Es muss schon Mittag gewesen sein, als ich neben ihm aufwachte und eine Nachricht in meinem Mail-Postfach fand: eine Bestätigung für ein Praktikum bei einer großen Tageszeitung. Ich hatte mich beworben, ohne ihm davon zu erzählen, und es hatte sich angefühlt, als würde ich ihn betrügen. Dass ich mir größte Mühe geben würde, verkündete ich dennoch voller Tatendrang, obwohl ich noch mit Schlafsand in den Augen im Bett lag. „Es ist nur ein Praktikum, beruhig dich mal“, erwiderte er. „Nach den zwei Monaten dort wirst du diese Menschen nie wieder sehen.“ Er verstand nicht. Dass ich, bevor ich überhaupt an ein Praktikum gedacht hatte, schon vorhatte, freie Autorin für jene Tageszeitung zu werden, verriet ich ihm nicht. Heimlich fing ich an zu träumen. Ohne ihn.
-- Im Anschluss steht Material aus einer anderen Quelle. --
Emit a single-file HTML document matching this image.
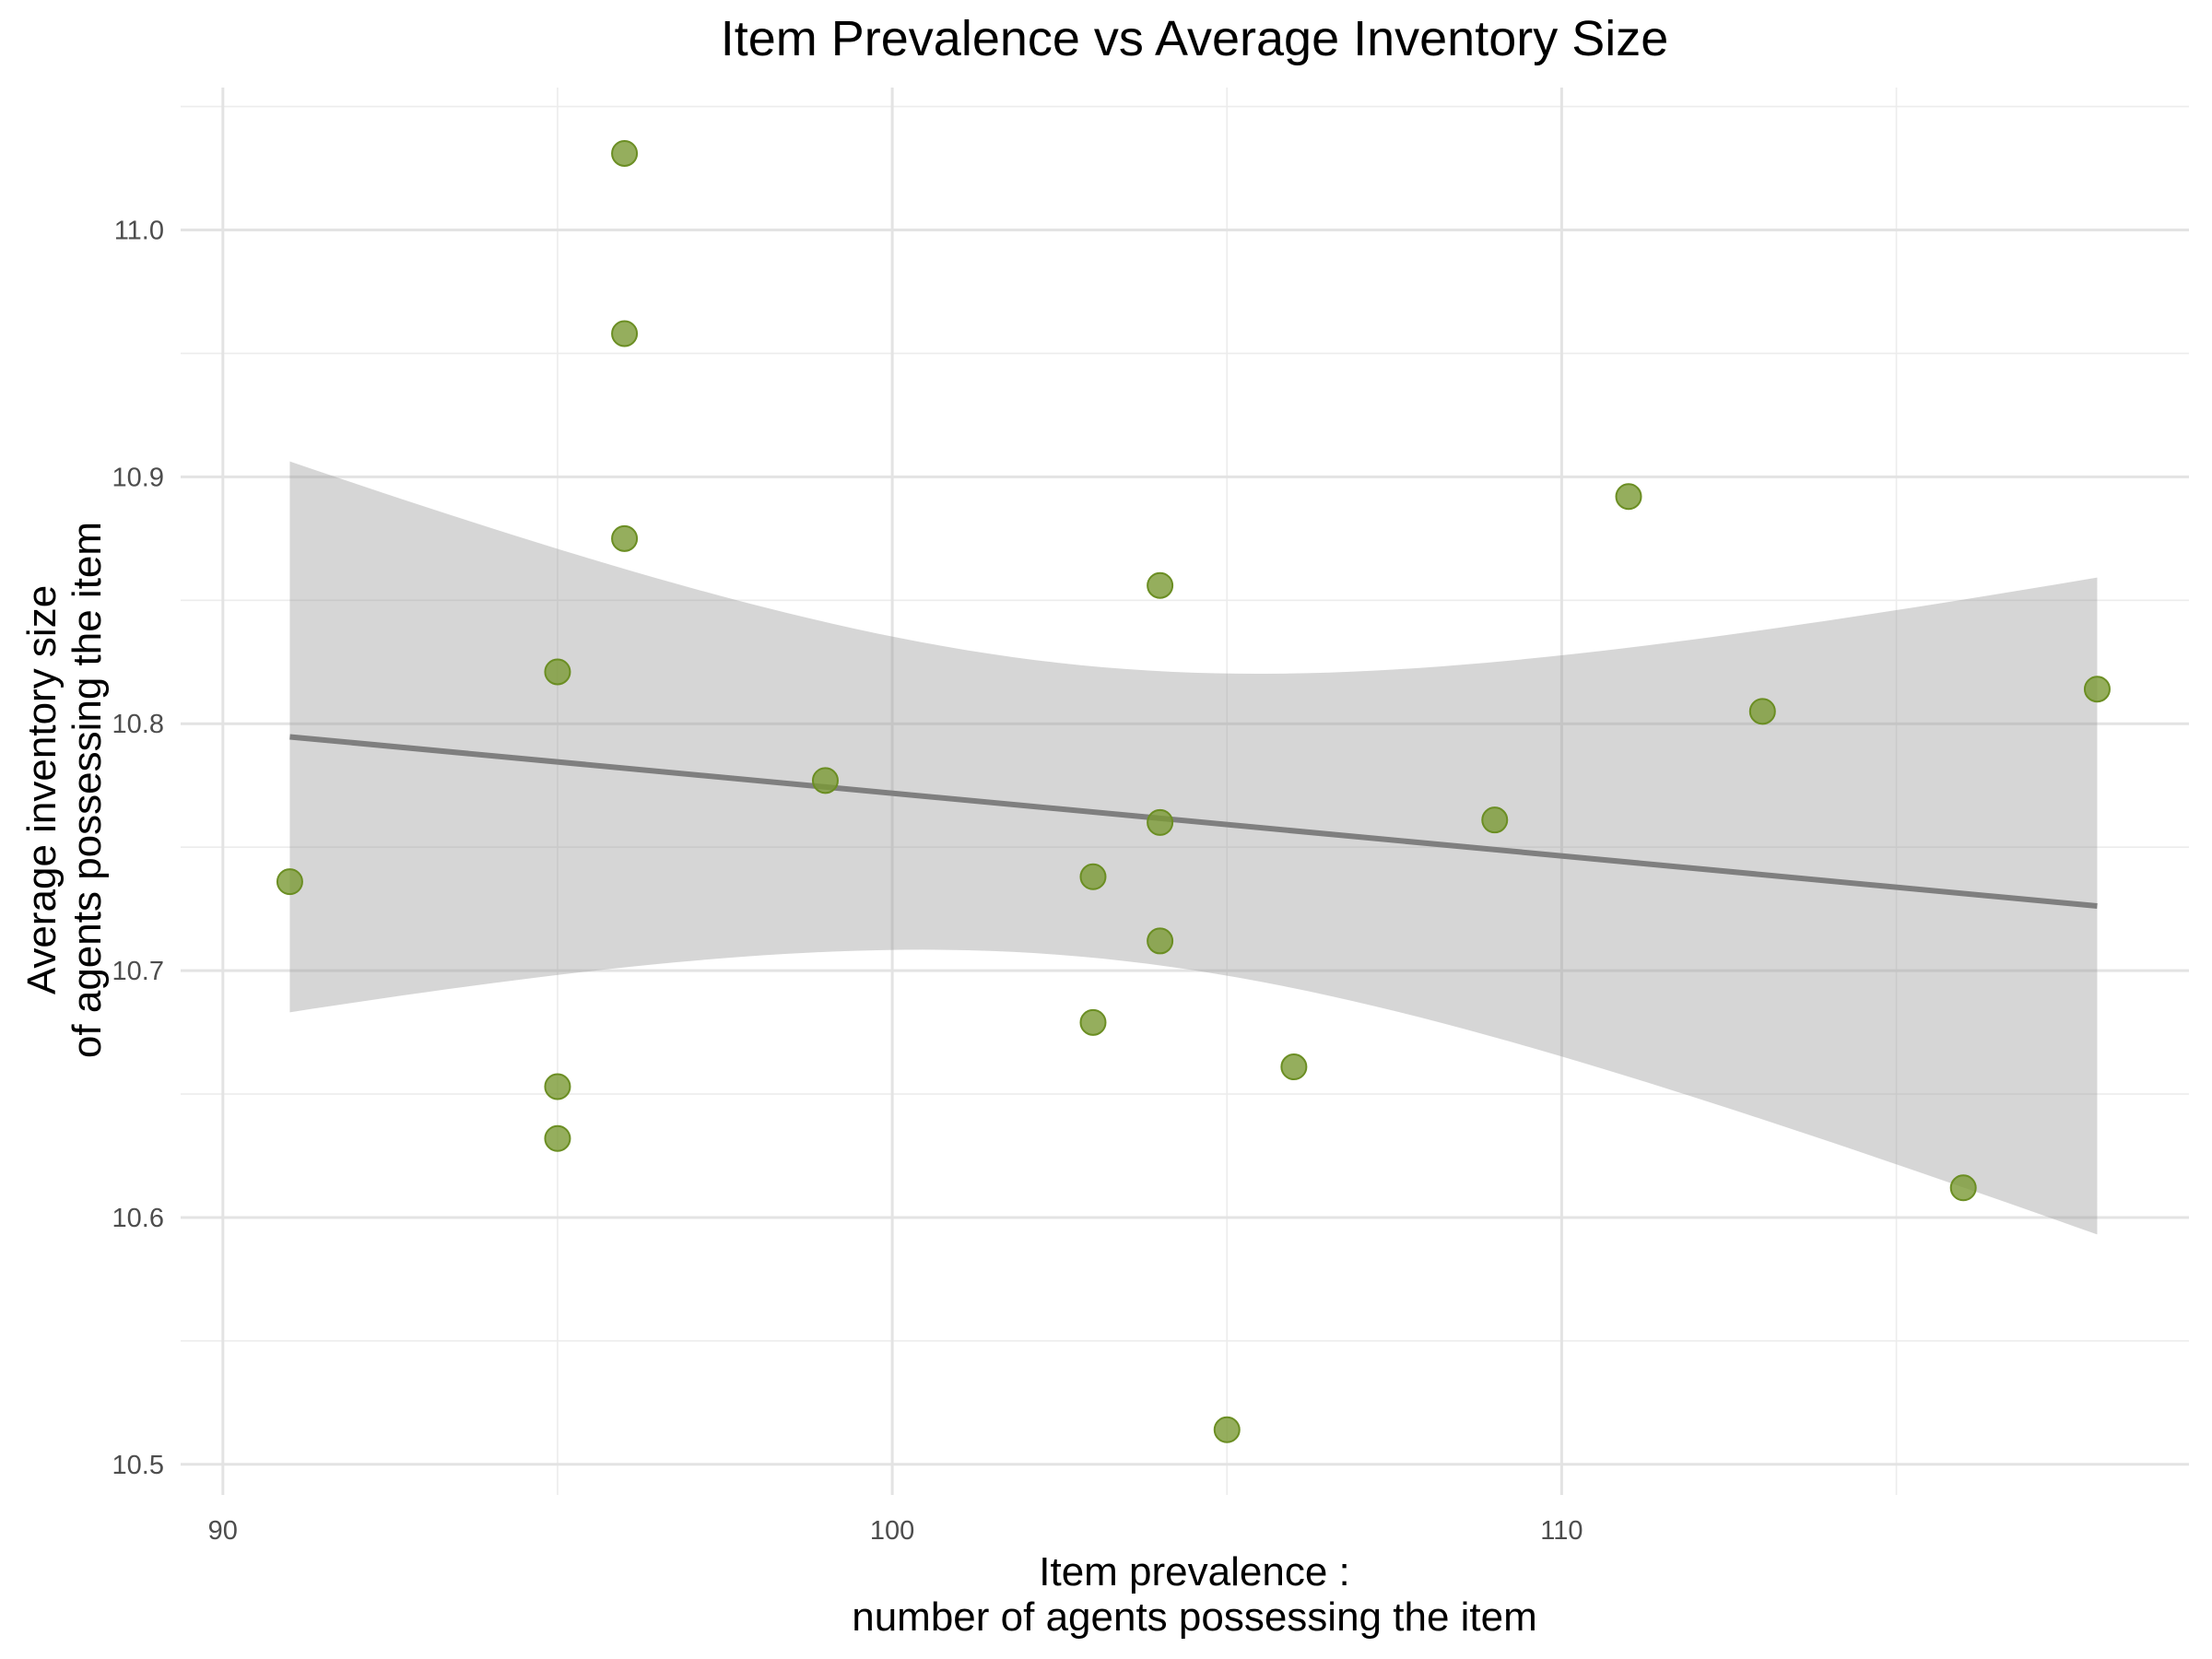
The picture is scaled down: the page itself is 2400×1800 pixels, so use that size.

Je mehr er auf meinem Traum und mir herumtrampelte, desto stärker wurde mein Wunsch. In einer Papeterie kaufte ich ein Büchlein mit weißen Blanko-Seiten, dazu einen nagelneuen schwarzen Kugelschreiber mit Tintenpatrone: Utensilien für meinen ersten Comic. Darin geht es um eine junge Zauberschülerin mit einem Stift als Zauberstab, um ein Mädchen, das Menschen berühren kann, ohne ihnen physisch nahezukommen, das Worte zum Leben erwecken kann und das auf einer Schule von großen Zaubermeistern mit ebenso großen Zauberhüten lernt  – es geht um mich. Stundenlang schrieb und zeichnete ich, bevor ich das fertige Buch in seinen Briefkasten quetschte. Ich wollte, dass er es versteht. Dass er lernte, meinen Traum zu lieben, wie ich den seinen von der Musik liebte. Es sei das schönste Geschenk, das ihm je jemand gemacht habe, schrieb er mir eine Woche später per SMS. Doch ich war mir unsicher, ob er die Geschichte hinter der Geschichte verstanden hatte. 

Er hatte mir im Weg gestanden

Nach eineinhalb Jahren war unsere gemeinsame Geschichte vorbei. Musik lief nach unserer Trennung in meiner Wohnung, laut und mit so viel Bass, dass ich um mein Gehör fürchtete. Seine Nachrichten und Anrufe ignorierte ich. Den Schmerz lindern konnte nichts – außer dem Schreiben. Je mehr Zeit verstrich, desto mehr begriff ich: Er hatte mir im Weg gestanden. Mir das Gefühl gegeben, mich für meinen Traum schämen zu müssen; ein dummes Kind zu sein. Er schrieb mir, auch im vergangenen Herbst, zwei Jahre nach unserer Trennung. Ich würde ihm fehlen, er könne nicht aufhören, an mich zu denken. Doch ich blieb stumm. Ich war nicht mehr „die Freundin von“. Als realitätsfernes Kind abgestempelt zu werden, so lernte ich, ist je nach Absender möglicherweise keine Beleidigung, sondern ein Kompliment. Und ich lernte, dass pure Vernunft und Zurückhaltung oft nichts bewirken – außer, dem großen Glück im Weg zu stehen.